> **EXERCISE PROMPT**: Transcribe the listing that follows in full, omitting pictures.

— Start DATASET CONTENT —

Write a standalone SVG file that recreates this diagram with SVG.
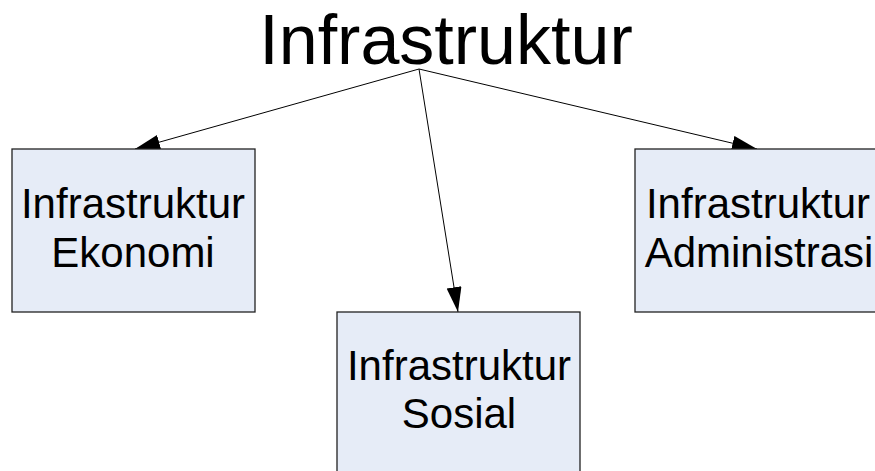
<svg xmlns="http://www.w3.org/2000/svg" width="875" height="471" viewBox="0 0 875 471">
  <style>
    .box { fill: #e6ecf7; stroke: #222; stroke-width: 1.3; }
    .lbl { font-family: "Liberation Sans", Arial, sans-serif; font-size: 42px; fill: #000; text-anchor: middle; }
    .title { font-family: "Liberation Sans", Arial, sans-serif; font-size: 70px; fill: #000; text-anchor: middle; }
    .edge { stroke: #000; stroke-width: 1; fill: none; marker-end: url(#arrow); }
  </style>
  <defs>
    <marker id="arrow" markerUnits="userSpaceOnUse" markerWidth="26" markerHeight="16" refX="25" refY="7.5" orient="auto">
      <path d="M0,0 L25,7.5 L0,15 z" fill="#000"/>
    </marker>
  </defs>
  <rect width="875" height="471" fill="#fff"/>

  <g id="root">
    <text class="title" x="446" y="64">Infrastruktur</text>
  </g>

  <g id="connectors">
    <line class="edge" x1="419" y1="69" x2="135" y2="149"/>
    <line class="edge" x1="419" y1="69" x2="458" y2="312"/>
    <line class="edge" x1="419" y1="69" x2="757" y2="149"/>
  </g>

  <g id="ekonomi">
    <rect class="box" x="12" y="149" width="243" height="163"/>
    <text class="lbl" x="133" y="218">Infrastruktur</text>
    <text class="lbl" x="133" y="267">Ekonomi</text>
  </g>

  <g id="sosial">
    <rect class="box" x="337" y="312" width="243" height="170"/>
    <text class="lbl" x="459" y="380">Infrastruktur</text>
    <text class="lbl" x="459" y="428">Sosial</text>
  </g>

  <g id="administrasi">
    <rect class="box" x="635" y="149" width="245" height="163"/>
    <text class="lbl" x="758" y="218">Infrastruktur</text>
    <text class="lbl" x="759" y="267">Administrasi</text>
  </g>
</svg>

— End DATASET CONTENT —

> **SOLVED EXERCISE**:
Write a standalone SVG file that recreates this diagram with SVG.
<svg xmlns="http://www.w3.org/2000/svg" width="875" height="471" viewBox="0 0 875 471">
  <style>
    .box { fill: #e6ecf7; stroke: #222; stroke-width: 1.3; }
    .lbl { font-family: "Liberation Sans", Arial, sans-serif; font-size: 42px; fill: #000; text-anchor: middle; }
    .title { font-family: "Liberation Sans", Arial, sans-serif; font-size: 70px; fill: #000; text-anchor: middle; }
    .edge { stroke: #000; stroke-width: 1; fill: none; marker-end: url(#arrow); }
  </style>
  <defs>
    <marker id="arrow" markerUnits="userSpaceOnUse" markerWidth="26" markerHeight="16" refX="25" refY="7.5" orient="auto">
      <path d="M0,0 L25,7.5 L0,15 z" fill="#000"/>
    </marker>
  </defs>
  <rect width="875" height="471" fill="#fff"/>

  <g id="root">
    <text class="title" x="446" y="64">Infrastruktur</text>
  </g>

  <g id="connectors">
    <line class="edge" x1="419" y1="69" x2="135" y2="149"/>
    <line class="edge" x1="419" y1="69" x2="458" y2="312"/>
    <line class="edge" x1="419" y1="69" x2="757" y2="149"/>
  </g>

  <g id="ekonomi">
    <rect class="box" x="12" y="149" width="243" height="163"/>
    <text class="lbl" x="133" y="218">Infrastruktur</text>
    <text class="lbl" x="133" y="267">Ekonomi</text>
  </g>

  <g id="sosial">
    <rect class="box" x="337" y="312" width="243" height="170"/>
    <text class="lbl" x="459" y="380">Infrastruktur</text>
    <text class="lbl" x="459" y="428">Sosial</text>
  </g>

  <g id="administrasi">
    <rect class="box" x="635" y="149" width="245" height="163"/>
    <text class="lbl" x="758" y="218">Infrastruktur</text>
    <text class="lbl" x="759" y="267">Administrasi</text>
  </g>
</svg>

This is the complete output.